■ Task goal ■
Repeat every line, exactly, from the very first through the one where "const gnrhTicks = [0, 25, 50];" appears. Add nothing else.
## Begin
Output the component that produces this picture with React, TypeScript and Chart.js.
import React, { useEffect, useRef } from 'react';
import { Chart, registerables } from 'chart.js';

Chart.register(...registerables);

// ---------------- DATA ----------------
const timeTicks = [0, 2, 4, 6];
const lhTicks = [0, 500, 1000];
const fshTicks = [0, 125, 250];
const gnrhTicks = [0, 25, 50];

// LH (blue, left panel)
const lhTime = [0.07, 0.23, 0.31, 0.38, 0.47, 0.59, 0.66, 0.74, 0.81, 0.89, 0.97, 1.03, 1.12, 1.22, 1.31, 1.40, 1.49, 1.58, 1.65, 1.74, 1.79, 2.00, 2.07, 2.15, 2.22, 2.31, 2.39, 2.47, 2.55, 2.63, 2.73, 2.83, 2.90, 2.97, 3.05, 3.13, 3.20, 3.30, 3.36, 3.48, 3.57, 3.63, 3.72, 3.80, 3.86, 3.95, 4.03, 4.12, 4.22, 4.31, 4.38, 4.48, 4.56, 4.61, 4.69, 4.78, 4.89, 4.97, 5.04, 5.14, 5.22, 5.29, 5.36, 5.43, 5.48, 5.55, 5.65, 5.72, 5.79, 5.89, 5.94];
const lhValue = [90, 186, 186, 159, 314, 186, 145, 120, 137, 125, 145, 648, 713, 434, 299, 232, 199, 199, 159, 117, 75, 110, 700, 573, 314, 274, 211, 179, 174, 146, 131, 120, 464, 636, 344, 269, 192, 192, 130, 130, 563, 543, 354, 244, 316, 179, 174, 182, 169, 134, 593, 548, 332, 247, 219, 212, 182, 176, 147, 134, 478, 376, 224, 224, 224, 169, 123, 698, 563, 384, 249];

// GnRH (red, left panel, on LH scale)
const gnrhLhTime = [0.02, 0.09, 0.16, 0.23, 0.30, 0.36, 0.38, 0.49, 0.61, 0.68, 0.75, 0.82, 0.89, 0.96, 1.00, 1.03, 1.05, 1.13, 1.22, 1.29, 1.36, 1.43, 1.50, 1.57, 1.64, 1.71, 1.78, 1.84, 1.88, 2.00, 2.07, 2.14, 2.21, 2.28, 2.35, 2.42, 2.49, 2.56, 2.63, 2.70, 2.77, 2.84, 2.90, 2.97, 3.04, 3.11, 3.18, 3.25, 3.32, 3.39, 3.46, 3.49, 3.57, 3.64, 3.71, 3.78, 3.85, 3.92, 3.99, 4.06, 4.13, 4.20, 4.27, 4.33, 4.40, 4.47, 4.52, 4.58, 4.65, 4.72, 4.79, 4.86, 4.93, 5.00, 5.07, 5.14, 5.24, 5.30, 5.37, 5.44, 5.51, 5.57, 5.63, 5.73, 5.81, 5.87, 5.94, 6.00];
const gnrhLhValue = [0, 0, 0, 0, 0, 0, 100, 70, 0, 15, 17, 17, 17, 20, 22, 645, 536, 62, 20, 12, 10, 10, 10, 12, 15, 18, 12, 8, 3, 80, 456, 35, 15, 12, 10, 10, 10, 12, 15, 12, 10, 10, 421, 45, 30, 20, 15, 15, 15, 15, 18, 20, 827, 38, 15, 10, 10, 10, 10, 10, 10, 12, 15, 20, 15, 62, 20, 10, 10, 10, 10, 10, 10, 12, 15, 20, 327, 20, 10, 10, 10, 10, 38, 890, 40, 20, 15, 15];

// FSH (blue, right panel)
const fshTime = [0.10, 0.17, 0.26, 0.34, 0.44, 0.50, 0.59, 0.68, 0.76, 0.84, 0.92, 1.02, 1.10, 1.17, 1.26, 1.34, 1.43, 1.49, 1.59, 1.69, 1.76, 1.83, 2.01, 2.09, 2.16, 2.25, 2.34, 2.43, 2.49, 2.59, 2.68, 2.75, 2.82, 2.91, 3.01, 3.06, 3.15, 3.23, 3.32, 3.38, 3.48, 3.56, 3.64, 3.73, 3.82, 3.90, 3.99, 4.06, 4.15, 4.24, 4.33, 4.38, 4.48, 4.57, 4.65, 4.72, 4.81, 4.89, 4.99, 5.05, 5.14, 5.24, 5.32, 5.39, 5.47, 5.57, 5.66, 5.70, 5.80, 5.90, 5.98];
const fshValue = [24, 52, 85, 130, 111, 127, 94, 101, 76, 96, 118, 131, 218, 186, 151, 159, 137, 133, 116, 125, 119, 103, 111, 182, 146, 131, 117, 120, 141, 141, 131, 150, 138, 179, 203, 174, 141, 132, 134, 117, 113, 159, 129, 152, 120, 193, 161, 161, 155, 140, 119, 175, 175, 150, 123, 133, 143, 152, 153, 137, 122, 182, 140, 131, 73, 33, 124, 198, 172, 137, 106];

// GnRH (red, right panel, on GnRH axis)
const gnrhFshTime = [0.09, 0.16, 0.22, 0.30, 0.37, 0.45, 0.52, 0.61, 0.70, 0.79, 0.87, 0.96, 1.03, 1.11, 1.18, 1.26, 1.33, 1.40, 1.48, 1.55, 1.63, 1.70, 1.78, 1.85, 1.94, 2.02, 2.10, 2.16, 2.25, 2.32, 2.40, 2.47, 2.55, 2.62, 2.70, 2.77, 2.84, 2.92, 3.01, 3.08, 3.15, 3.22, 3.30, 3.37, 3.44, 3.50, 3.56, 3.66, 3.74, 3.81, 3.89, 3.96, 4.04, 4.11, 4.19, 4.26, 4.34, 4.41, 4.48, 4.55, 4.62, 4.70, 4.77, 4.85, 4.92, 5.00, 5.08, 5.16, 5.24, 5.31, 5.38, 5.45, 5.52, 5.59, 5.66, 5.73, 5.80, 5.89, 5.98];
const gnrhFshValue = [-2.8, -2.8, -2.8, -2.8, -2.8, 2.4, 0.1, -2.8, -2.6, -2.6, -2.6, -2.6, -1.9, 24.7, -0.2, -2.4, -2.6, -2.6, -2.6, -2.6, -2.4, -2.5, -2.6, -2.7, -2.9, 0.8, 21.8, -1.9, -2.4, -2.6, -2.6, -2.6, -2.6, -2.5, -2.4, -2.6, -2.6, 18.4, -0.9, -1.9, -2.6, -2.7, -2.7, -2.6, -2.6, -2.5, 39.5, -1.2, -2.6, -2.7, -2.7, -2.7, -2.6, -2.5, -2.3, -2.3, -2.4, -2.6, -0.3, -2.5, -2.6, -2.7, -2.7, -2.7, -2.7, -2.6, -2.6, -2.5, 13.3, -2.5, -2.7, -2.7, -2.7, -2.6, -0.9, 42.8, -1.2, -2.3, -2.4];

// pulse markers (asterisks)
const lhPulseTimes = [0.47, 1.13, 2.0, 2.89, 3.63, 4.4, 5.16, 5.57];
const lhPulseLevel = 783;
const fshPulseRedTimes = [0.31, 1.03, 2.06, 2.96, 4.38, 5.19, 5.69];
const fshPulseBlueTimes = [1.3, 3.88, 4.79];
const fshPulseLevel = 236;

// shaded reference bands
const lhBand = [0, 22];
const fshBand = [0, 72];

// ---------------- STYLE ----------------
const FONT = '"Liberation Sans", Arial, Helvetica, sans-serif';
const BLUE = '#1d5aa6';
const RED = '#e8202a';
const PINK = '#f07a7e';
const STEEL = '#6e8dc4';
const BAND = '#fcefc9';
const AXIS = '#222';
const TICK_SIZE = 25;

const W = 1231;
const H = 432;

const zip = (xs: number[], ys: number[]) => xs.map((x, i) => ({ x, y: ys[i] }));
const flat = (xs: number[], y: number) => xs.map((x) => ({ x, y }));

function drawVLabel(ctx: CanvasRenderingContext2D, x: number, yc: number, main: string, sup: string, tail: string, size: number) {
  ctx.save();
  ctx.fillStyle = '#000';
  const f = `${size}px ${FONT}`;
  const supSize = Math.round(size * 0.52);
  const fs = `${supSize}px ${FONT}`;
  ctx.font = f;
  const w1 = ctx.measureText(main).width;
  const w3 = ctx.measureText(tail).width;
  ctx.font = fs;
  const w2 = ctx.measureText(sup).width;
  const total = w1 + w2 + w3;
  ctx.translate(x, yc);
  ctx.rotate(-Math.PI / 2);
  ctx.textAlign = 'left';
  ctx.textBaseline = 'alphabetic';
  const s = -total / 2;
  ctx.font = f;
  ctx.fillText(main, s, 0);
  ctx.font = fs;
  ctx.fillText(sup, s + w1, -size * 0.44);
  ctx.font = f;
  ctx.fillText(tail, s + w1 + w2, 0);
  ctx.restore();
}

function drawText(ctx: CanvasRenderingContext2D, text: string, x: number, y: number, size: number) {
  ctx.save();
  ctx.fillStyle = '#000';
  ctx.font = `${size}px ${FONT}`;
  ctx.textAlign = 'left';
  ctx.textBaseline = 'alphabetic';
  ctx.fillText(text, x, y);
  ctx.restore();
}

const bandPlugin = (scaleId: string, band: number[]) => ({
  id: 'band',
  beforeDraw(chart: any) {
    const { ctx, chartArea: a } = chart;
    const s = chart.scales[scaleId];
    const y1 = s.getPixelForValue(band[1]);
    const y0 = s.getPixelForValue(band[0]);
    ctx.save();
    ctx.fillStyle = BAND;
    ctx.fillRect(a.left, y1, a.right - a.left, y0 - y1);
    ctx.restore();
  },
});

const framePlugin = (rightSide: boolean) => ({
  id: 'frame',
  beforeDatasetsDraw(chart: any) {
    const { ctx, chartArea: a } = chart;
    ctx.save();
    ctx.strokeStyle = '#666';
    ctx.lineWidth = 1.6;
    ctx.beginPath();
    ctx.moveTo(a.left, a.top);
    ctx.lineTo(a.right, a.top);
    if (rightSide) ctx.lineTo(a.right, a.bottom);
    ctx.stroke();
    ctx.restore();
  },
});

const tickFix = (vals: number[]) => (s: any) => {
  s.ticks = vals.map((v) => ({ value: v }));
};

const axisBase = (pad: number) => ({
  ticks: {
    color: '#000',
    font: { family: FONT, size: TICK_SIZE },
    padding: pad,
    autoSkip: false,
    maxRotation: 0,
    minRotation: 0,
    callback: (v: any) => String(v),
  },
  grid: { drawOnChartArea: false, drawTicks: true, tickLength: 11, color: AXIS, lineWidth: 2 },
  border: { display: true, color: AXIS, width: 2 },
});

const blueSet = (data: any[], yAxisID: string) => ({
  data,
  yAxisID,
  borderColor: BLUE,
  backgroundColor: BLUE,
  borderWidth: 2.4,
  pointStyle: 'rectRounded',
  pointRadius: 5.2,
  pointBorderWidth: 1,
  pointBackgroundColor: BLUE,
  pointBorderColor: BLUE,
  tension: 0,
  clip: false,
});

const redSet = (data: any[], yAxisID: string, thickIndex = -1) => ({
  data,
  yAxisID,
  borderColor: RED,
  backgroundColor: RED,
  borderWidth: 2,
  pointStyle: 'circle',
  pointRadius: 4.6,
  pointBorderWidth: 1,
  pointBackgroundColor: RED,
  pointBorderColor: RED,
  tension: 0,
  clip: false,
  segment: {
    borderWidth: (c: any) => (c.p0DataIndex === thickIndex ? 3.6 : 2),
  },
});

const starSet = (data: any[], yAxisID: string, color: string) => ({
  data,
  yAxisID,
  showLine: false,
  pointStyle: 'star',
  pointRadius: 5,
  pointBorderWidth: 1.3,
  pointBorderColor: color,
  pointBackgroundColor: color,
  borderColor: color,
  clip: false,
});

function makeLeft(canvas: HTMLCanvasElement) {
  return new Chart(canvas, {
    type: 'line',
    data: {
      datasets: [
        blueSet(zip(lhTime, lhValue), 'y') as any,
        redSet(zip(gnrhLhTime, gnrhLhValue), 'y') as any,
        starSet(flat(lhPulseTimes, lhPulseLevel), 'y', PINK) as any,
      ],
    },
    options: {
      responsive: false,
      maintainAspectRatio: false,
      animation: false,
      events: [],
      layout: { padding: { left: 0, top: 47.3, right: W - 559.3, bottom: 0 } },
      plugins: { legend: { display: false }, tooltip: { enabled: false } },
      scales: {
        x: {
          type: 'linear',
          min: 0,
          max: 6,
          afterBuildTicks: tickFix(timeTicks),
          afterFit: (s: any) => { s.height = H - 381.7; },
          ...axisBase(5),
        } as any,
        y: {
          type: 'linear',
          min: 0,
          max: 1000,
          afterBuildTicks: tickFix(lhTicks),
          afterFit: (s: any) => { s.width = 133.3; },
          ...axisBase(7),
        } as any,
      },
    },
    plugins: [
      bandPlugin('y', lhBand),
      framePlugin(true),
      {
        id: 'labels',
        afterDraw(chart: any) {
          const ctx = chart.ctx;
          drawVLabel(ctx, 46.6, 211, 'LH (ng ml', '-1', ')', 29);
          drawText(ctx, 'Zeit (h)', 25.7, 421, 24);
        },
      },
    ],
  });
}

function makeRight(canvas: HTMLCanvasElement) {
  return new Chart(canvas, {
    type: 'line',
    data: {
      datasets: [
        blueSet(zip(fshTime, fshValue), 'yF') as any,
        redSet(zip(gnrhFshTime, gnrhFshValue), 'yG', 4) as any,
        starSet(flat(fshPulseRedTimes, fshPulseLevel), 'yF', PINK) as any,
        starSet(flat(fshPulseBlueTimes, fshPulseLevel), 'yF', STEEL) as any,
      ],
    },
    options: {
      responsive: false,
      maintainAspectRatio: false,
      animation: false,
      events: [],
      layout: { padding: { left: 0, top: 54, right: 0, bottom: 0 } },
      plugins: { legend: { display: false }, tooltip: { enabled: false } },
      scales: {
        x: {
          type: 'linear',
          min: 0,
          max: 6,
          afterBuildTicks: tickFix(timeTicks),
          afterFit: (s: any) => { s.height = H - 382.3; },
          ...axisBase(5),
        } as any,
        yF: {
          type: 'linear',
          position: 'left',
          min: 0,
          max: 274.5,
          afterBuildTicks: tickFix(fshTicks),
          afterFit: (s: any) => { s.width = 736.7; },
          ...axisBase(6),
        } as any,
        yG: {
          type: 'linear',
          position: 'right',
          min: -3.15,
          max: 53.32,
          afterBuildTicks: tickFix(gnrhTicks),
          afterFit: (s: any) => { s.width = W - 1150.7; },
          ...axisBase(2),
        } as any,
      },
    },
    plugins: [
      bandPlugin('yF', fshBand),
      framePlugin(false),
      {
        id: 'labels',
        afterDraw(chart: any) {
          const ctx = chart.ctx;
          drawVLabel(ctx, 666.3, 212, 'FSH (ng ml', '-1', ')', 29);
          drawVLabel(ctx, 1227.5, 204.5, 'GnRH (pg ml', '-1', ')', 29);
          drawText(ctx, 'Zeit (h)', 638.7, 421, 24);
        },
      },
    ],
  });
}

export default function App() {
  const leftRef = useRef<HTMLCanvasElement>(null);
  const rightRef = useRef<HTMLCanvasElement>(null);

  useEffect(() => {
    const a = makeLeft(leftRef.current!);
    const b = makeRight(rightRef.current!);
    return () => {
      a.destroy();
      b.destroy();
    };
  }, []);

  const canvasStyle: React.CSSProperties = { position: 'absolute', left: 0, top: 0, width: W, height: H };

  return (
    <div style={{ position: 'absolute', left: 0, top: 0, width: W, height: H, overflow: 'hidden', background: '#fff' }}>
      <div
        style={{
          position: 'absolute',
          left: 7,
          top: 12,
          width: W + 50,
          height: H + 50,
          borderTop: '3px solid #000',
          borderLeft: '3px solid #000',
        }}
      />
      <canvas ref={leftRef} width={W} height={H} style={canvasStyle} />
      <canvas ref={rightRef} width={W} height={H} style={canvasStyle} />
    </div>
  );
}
## End
■ Task solution ■
Output the component that produces this picture with React, TypeScript and Chart.js.
import React, { useEffect, useRef } from 'react';
import { Chart, registerables } from 'chart.js';

Chart.register(...registerables);

// ---------------- DATA ----------------
const timeTicks = [0, 2, 4, 6];
const lhTicks = [0, 500, 1000];
const fshTicks = [0, 125, 250];
const gnrhTicks = [0, 25, 50];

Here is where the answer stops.